2 Superintendent Candidates Withdraw

MPR News

Cheryl Logan: No thanks, New Haven.

Rather than seek to work for a politically divided Board of Education, two semifinalists for school superintendent have pulled their job applications.

The two top administrators from Philadelphia and Colorado Springs, both recommended by the executive search firm Hazard Young Attea & Associates (HYA), have withdrawn from the running for superintendent, after being deterred by a chaotic search process, sources said.

Cheryl Logan, chief academic support officer in Philadelphia, and Teresa Lance, assistant superintendent in Colorado Springs, both quit the process after advancing to the second round. That leaves seven choices, including the three Connecticut applicants whom the search committee added in a closed session last week.

Hour-long interviews with the seven left are scheduled for this Wednesday and Thursday evenings. After selecting finalists, the school board plans to hold community meetings with them, then select a final candidate by Nov. 20.

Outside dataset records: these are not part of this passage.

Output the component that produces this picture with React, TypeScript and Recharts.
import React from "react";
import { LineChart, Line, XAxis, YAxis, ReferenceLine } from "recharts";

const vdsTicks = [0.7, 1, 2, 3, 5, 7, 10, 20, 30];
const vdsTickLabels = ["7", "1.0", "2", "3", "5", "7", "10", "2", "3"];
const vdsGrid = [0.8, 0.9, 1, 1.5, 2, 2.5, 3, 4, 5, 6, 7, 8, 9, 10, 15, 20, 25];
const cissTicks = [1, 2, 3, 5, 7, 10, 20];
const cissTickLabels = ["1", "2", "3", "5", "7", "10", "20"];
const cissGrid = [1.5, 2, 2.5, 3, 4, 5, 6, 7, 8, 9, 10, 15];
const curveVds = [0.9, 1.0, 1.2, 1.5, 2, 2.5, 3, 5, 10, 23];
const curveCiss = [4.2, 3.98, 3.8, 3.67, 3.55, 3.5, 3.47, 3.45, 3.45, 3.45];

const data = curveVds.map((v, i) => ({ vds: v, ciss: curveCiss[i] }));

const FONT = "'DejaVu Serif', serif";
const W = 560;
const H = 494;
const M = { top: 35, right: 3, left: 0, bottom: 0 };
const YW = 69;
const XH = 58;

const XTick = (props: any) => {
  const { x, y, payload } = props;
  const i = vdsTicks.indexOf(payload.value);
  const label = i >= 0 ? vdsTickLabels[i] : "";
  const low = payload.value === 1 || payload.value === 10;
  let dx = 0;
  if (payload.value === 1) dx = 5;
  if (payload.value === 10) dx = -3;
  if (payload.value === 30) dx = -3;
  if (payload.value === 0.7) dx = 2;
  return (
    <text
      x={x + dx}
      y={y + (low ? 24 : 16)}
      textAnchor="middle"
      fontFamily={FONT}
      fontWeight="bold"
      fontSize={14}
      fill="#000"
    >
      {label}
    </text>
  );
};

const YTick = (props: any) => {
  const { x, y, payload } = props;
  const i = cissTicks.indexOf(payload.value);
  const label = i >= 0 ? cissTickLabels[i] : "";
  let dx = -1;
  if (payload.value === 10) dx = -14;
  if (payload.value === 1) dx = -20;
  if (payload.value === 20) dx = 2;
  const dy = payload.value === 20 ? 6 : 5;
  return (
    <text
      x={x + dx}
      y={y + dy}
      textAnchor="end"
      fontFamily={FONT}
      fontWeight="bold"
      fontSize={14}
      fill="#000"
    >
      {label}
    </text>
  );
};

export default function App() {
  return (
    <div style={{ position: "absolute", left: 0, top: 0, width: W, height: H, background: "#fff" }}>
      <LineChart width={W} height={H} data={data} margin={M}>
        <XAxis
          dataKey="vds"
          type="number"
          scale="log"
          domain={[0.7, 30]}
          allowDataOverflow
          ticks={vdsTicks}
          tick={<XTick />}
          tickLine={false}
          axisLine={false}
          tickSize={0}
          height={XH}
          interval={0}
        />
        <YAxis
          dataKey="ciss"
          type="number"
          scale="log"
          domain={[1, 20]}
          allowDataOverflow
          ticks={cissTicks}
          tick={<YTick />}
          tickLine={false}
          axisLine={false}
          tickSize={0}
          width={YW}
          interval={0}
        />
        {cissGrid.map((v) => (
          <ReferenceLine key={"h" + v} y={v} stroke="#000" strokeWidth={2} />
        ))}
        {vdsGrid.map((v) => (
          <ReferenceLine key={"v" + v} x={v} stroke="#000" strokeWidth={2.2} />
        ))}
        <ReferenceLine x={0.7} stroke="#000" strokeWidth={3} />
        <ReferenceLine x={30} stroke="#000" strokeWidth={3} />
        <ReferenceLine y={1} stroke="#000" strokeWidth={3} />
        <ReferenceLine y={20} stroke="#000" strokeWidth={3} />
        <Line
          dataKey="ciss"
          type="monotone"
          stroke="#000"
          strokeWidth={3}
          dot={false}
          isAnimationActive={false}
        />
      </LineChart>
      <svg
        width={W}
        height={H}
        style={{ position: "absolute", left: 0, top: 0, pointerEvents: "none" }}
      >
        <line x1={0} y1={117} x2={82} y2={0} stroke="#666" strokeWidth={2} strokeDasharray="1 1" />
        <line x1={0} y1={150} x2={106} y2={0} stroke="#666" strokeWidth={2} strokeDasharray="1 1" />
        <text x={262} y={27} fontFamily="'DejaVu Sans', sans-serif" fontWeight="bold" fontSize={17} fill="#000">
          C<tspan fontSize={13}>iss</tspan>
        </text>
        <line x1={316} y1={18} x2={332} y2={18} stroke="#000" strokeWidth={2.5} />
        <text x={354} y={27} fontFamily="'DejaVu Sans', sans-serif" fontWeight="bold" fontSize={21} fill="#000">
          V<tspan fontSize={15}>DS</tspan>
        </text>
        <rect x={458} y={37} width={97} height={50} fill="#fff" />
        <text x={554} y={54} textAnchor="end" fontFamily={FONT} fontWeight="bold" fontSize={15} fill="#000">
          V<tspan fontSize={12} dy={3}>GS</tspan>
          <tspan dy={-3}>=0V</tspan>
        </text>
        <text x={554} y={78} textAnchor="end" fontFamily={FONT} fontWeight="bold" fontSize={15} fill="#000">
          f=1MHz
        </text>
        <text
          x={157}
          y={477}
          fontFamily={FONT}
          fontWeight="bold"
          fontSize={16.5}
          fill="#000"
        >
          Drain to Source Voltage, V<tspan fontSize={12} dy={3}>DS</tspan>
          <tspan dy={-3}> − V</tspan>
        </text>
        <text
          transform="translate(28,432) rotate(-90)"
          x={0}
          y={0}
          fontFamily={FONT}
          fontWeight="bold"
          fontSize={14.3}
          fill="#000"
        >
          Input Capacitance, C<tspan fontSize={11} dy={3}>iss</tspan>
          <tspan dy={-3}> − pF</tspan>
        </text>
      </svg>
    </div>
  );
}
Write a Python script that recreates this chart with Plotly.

The school system has been without a permanent superintendent for more than a year, after the board pushed out Garth Harries in October. Reggie Mayo came out of retirement to lead the district in an interim capacity.

Two Drop Out

Twitter

Logan and a student.

The candidates who withdrew from the process, both black women, had been runners-up for superintendent in other urban school districts. Logan made the top two in St. Paul, Minnesota; Lance, in Portland, Maine.

As chief academic support officer in Philly’s schools, Logan manages curriculum and assessment, special education, multi-language services, early childhood programs, and career and college readiness programs for the nation’s eighth largest school district.

After earning her bachelor’s at the University of Maryland at College Park, Logan taught language classes (Spanish, French, and English as a second language) in the same district where she graduated. After getting a master’s in educational administration from Johns Hopkins University, she became an elementary school principal in Howard County, an urban area outside Baltimore.

In 2013, after Logan’s third year heading up a 2,200-student magnet high school (with 97 percent minority enrollment) in suburban Riverdale Park, Md.„ the Washington Post named her one of the 18 best principals in the region. The paper had previously profiled her for changing school rules to accommodate the area’s growing Muslim population, by allowing certain students to leave class to pray together.

The same year, Philly hired her away as an assistant superintendent, where she supervised 45 principals, accounting for roughly one-fifth of the district’s 134,000 students. After audits, she removed five educators caught cheating on standardized tests, and she busted a popular elementary school for not following the district’s enrollment procedures.

Since being promoted to a senior leadership position in October 2015, Logan’s been focusing on racial disparities in graduation rates and school discipline (by piloting a pre-arrest diversion program), while completing her doctorate in education policy from the University of Pennsylvania.

My stance on equity is nothing can happen to decrease the achievement gap if there isn’t an opportunity,” Logan said at a candidate forum in St. Paul, according to the MinnPost. I personally believe that intellect is spread equally in the universe, but opportunity is not.”

Twitter

Teresa Lance, at left in photo.

Out west, Lance has served as school leadership officer in a district with 11,000 students in two dozen schools and an operating budget of $113 million. Since taking the job in March 2013, she helped create a four-week summer training for new teachers to reduce turnover rates and started an academy for ninth-graders to boost on-time graduation rates.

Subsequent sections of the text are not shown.